The market is still pricing AI as a winner-takes-most compute story, but the better risk-adjusted exposure may be in the plumbing: cloud orchestration, enterprise workflow layers, and model distribution. AMZN and ORCL stand out because they can monetize inference demand through attached enterprise spend rather than relying on a single hardware cycle; that tends to produce slower but stickier ARR-like economics and less valuation fragility than pure-play infrastructure names. NVDA remains the cleanest near-term beneficiary, but the second-order effect is that every dollar of AI capex now has to prove an eventual path to application-layer monetization. If that proof lags, the trade can rotate from "pick-and-shovel" scarcity to margin compression across the stack as buyers demand lower prices per token and more efficient deployment. That dynamic is most dangerous for crowded AI beneficiaries with the highest expectations embedded, while under-owned enablers with real distribution get a relative re-rating.
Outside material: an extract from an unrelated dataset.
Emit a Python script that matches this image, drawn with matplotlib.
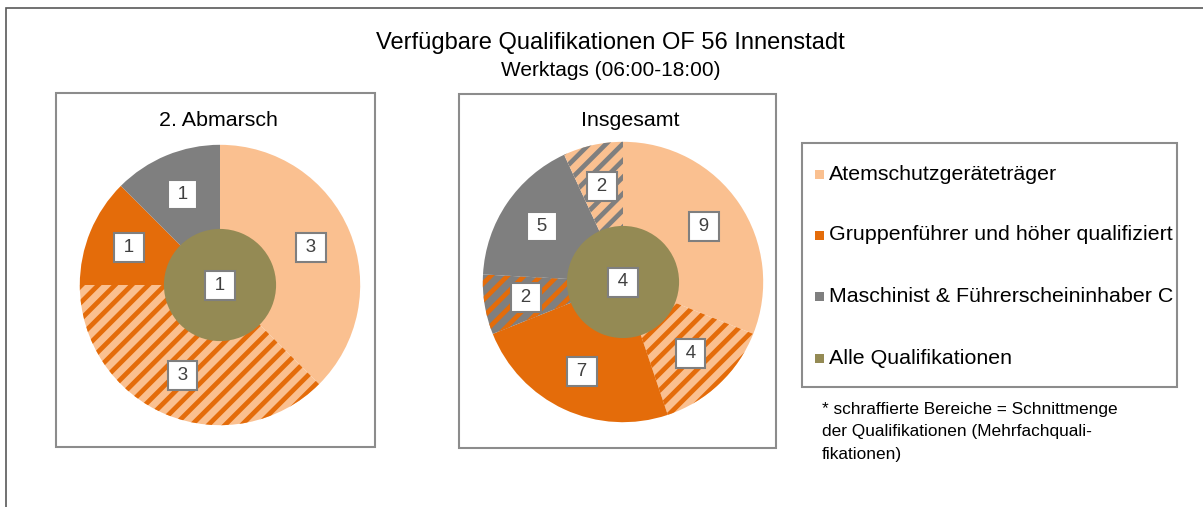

TSLA is the most optionality-heavy name in the group: humanoid robotics is a long-duration call option, not a near-term earnings driver. The market tends to over-discount the eventuality of labor substitution while underestimating the infrastructure bottlenecks—actuators, batteries, edge compute, safety certification, and field service networks—which means the first durable profits could accrue to suppliers, not robot OEMs. META and GOOGL are less directly levered in this setup unless AI meaningfully lowers acquisition costs or lifts ad ROI faster than capex rises. Contrarian view: consensus is likely overestimating how quickly frontier AI converts into broad productivity gains, but underestimating how quickly enterprise procurement shifts toward integrated vendors that bundle model access, security, and workflow automation. That favors names with distribution and existing enterprise relationships over standalone AI branding, especially over the next 6-18 months. The key catalyst is not another model launch; it is evidence of measurable unit-economics improvement in enterprise deployments and a slowing of capex intensity.